Friday, 21 May 2010

Alternate world histories

Tamim Ansary has written an alternate world history. Born in Afghanistan and settled in America, Ansary was asked to edit a school book on history and his job was to identify the significant world events, divided into ten units, each unit with three chapters. Thus, the world history had to be broken down into thirty chapters.

In the introduction to his new book, Ansary explains his experience of dealing with members of his school editorial committee, negotiating with them about what events can be significant enough to go into those chapters, and how those persons didn't see Islam as important enough to have a chapter.

Ansary says, from the view point of the academics in the West, the world history can be sub-divided more or less into the following significant areas - birth of civilization (Egypt and Mesopotamia); the classical age (Greece and Rome); upper rennaisance (spread of Christianity); Rennaisance and riforms; Illuminism (sicence and exploration); the revolutions (democratic, industrial and technological); the coming up of nation states and the fight for the empires; first and the second world wars; the cold war; and the triumph of democratic capitalism.

However, Ansary proposes to look at the world from the point of view of Islam and to identify their significant events for the world history, and he comes up with the following list - The antiquity (Mesopotamia and Persia); birth of Islam; the Caliphate and the search for universal unity; the fragmentation - the era of Sultanates; the catastrophe - the crusades and the mongols; the rennaisance and the era of three empires; the permeation of the Orient by the West; the reform movements; the triumph of modernist lays; and the Islamic reaction.

Thus, Ansary has written a book called, "Destiny disrupted. A history of world through Islamic eyes".

I like the idea of the book and I think that it will be interesting to read about the world and the events through an alternate point of view. The Western worldview is so dominating that we end up thinking that this is the only way there is to look at the world.

I think that it will be equally interesting to read about the world histories as seen by other points of views. For example, from India, what events we see as significant, that shaped the world?

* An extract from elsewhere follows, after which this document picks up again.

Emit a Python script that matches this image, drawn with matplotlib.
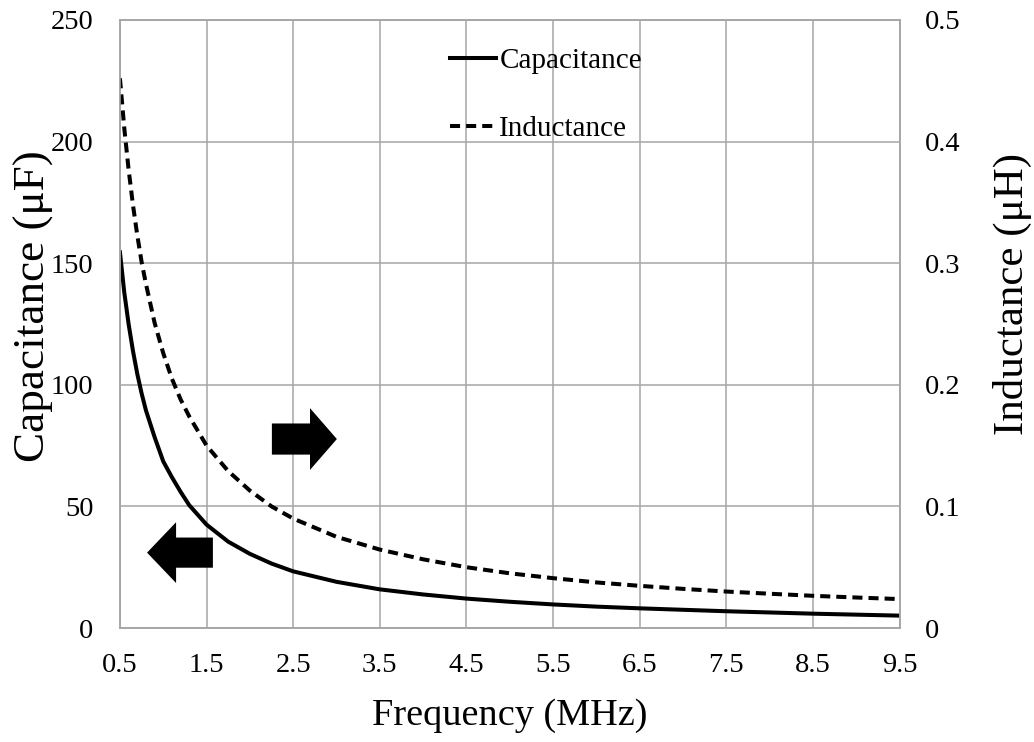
"""
Capacitance and inductance versus switching frequency, on twin y axes.
"""

import matplotlib
matplotlib.use("Agg")
import matplotlib.pyplot as plt
from matplotlib.patches import FancyArrow


frequency_mhz = [0.5, 0.55, 0.6, 0.65, 0.7, 0.75, 0.8, 0.9, 1.0, 1.1, 1.2,
                 1.3, 1.5, 1.75, 2.0, 2.25, 2.5, 3.0, 3.5, 4.0, 4.5, 5.0,
                 5.5, 6.0, 6.5, 7.0, 7.5, 8.0, 8.5, 9.0, 9.5]

capacitance_uf = [154.5, 138, 125, 114, 104.5, 96.5, 89.5, 78.5, 68.5, 62,
                  56, 50.5, 42.5, 35.5, 30.5, 26.5, 23.3, 19.0, 15.9, 13.8,
                  12.1, 10.8, 9.7, 8.8, 8.1, 7.5, 6.9, 6.4, 5.9, 5.5, 5.1]

inductance_uh = [0.452, 0.411, 0.377, 0.348, 0.323, 0.301, 0.283, 0.251,
                 0.226, 0.205, 0.188, 0.174, 0.150, 0.129, 0.113, 0.100,
                 0.090, 0.075, 0.0645, 0.0565, 0.050, 0.045, 0.041, 0.0375,
                 0.0347, 0.0322, 0.030, 0.0282, 0.0265, 0.0251, 0.0238]

x_ticks = [0.5, 1.5, 2.5, 3.5, 4.5, 5.5, 6.5, 7.5, 8.5, 9.5]
cap_ticks = [0, 50, 100, 150, 200, 250]
ind_ticks = [0, 0.1, 0.2, 0.3, 0.4, 0.5]

GRID = "#a6a6a6"

plt.rcParams["font.family"] = ["Liberation Serif", "DejaVu Serif"]

fig = plt.figure(figsize=(10.34, 7.42), dpi=100)
ax = fig.add_axes([0.116, 0.1536, 0.754, 0.8195])
ax2 = ax.twinx()

line_c, = ax.plot(frequency_mhz, capacitance_uf, color="black", lw=2.9,
                  label="Capacitance")
line_l, = ax2.plot(frequency_mhz, inductance_uh, color="black", lw=2.9,
                   linestyle=(0, (2.5, 1.5)), label="Inductance")

ax.set_xlim(0.5, 9.5)
ax.set_ylim(0, 250)
ax2.set_ylim(0, 0.5)
ax.set_xticks(x_ticks)
ax.set_xticklabels([f"{v:g}" for v in x_ticks])
ax.set_yticks(cap_ticks)
ax2.set_yticks(ind_ticks)
ax2.set_yticklabels(["0", "0.1", "0.2", "0.3", "0.4", "0.5"])

ax.grid(True, color=GRID, linewidth=1.1)
ax.set_axisbelow(True)
for a in (ax, ax2):
    for spine in a.spines.values():
        spine.set_color(GRID)
        spine.set_linewidth(1.1)
    a.tick_params(length=0, labelsize=20.5)
ax.tick_params(axis="x", pad=18)
ax.tick_params(axis="y", pad=19)
ax2.tick_params(axis="y", pad=18)

ax.set_xlabel("Frequency (MHz)", fontsize=27.5)
ax.set_ylabel("Capacitance (μF)", fontsize=32.5)
ax2.set_ylabel("Inductance (μH)", fontsize=31)
ax.xaxis.set_label_coords(0.5, -0.115)
ax.yaxis.set_label_coords(-0.085, 0.53)
ax2.yaxis.set_label_coords(1.12, 0.55)

# block arrows showing which axis each curve belongs to
ax.add_patch(FancyArrow(1.573, 31.0, -0.76, 0, width=12.4, head_width=25,
                        head_length=0.335, length_includes_head=True,
                        color="black", lw=0))
ax.add_patch(FancyArrow(2.254, 77.7, 0.75, 0, width=12.8, head_width=25.4,
                        head_length=0.31, length_includes_head=True,
                        color="black", lw=0))

ax.legend(handles=[line_c, line_l], loc="upper left",
          bbox_to_anchor=(0.423, 0.955), frameon=False, fontsize=21,
          handlelength=1.6, handletextpad=0.1, labelspacing=1.45,
          borderpad=0, borderaxespad=0)

fig.savefig("out.png", dpi=100)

Probably it will start around Mohanjodaro and Harappa, go on to spread of agricutlure in the Ganges valley? What role will play Ashoka and Buddha in shaping the history of the whole Asian continent?

And the Chinese world history, how it will it differ from others? And the worldview of an African or a south Amerindian?

Perhaps, some book publisher will bring together persons from all over the world to write an alternate world history, that brings together the significant events from all our pasts! I would like to read that.